2016-02-29

Maricopa County Attorney bans iPhones

An odd article: http://www.scmagazine.com/maricopa-county-attorney-bans-iphones-questions-apples-motives/article/479287/

They say that "Apple's refusal to bend to federal prosecutors a “corporate PR stunt.”"

I have to say that the move by that body seems to me to be an ill conceived PR stunt of some sort and misses the point massively.

However, I got a rather odd (what I can only describe as) "troll" on my comments on Facebook over this, saying: :"since it's only the newer versions that Apple cannot/will not provide access to at this time, the County Attorney does not want government phones that have this feature - thus sticking with older models and refusing upgrades that might incorporate that feature since they own the units and have every right to access them at will."

This struck me as rather odd.
  1. If there are work related files on a staff iPhone, and only on a staff iPhone such that recovery of such files would be needed later then there is a serious problem. Storing data sole on an iPhone is not a safe place - they can easily break. Use apps that securely ensure data that needs to be stored is stored centrally (in a "cloud" even) and not solely on a phone, and then there is no problem with no being able to get data on the phone.
  2. If there is any personal information stored on the phone, it needs to be secure.
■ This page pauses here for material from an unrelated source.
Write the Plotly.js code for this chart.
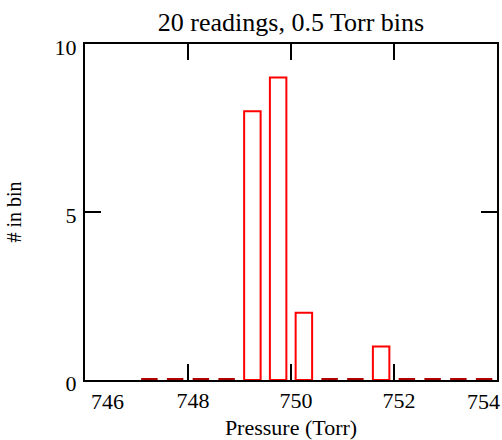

Phones can get lost, so making sure a phone does not have encryption means that any personal information could be lost and leaked just by leaving a phone on a bus. You actually need high security if storing any customer/public personal data on a phone or you are perhaps negligent.
  3. If you have worries about staff storing data you cannot access on the phone, you are stuffed, as encryption exists and data can be encrypted and stored on the phone in a way neither you, nor apple, nor the FBI can access.
This is a boycott, pure and simple, and it is stupid and ill thought out.
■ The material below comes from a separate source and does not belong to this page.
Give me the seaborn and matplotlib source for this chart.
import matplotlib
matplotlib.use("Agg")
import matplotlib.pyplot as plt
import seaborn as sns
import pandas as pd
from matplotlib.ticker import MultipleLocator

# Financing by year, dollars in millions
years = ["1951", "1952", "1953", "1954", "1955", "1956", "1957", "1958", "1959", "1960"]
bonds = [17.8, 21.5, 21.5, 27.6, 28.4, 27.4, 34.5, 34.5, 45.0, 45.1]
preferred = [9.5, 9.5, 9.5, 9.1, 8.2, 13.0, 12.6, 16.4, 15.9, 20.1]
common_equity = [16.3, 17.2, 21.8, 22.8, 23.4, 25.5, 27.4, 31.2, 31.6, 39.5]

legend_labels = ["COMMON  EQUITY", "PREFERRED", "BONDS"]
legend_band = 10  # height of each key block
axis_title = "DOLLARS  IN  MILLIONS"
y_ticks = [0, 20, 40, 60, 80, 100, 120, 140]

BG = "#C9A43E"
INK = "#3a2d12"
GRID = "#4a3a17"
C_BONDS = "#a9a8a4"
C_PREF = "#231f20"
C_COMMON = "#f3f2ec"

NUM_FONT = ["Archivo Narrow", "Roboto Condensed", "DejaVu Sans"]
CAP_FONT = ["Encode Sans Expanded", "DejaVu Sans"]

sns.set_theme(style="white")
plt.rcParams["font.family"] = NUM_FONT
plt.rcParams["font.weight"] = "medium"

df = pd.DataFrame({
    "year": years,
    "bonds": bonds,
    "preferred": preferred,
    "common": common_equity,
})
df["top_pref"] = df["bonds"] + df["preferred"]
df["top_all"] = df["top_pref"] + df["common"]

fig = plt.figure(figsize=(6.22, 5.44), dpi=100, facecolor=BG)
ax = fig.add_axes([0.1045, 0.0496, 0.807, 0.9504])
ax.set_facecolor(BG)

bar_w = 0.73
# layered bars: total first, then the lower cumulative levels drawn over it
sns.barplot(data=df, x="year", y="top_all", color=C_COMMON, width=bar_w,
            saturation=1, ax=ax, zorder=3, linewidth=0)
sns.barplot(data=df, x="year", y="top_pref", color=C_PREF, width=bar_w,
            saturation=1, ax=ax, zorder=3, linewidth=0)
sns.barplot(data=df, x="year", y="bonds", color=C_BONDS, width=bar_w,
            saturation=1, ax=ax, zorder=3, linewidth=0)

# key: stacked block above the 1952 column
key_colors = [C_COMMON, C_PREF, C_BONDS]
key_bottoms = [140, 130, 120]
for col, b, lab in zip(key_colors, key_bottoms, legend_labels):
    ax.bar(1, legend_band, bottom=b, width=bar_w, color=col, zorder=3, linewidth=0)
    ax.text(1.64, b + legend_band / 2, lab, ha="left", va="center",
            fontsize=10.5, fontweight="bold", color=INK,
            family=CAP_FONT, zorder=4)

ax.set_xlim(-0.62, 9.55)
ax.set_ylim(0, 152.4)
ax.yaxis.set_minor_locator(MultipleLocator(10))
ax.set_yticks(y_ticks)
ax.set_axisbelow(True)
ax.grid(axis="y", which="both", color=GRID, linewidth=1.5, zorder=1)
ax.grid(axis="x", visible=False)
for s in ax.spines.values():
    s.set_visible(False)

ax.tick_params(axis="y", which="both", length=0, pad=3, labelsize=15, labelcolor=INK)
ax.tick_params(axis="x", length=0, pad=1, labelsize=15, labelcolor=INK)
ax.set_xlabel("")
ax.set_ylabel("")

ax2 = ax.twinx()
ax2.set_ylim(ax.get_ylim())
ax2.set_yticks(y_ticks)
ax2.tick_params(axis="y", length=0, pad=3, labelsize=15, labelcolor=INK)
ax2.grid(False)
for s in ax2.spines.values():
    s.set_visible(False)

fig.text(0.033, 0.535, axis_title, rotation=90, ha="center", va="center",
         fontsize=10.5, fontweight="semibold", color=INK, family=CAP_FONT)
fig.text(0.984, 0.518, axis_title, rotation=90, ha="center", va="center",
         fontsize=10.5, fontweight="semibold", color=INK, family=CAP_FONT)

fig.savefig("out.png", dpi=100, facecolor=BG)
What is especially ill conceived is the idea that upgrades are a bad thing. This could be one of the biggest fall outs to the whole fiasco that people feel unsure of deploying s/w updates on products for fear of secret back-doors being added, and hence leaving themselves more vulnerable to attack from criminals.

2 comments:

  1. The other thing is that mobile device management systems exist for iOS that give the legitimate owner a "backdoor" where they can use the MDM system to bypass a user's personal lock code.

    ReplyDelete
  2. Work requires us to use iOS 8 or later if we hold any company data on our personal devices (there are rules about what you can and can't hold). If the FBI win their case and extract data despite the encryption, work will probably ban holding company data on personal iOS devices. They rely on the crypto to keep company data safe. And you're not allowed to backup to the cloud.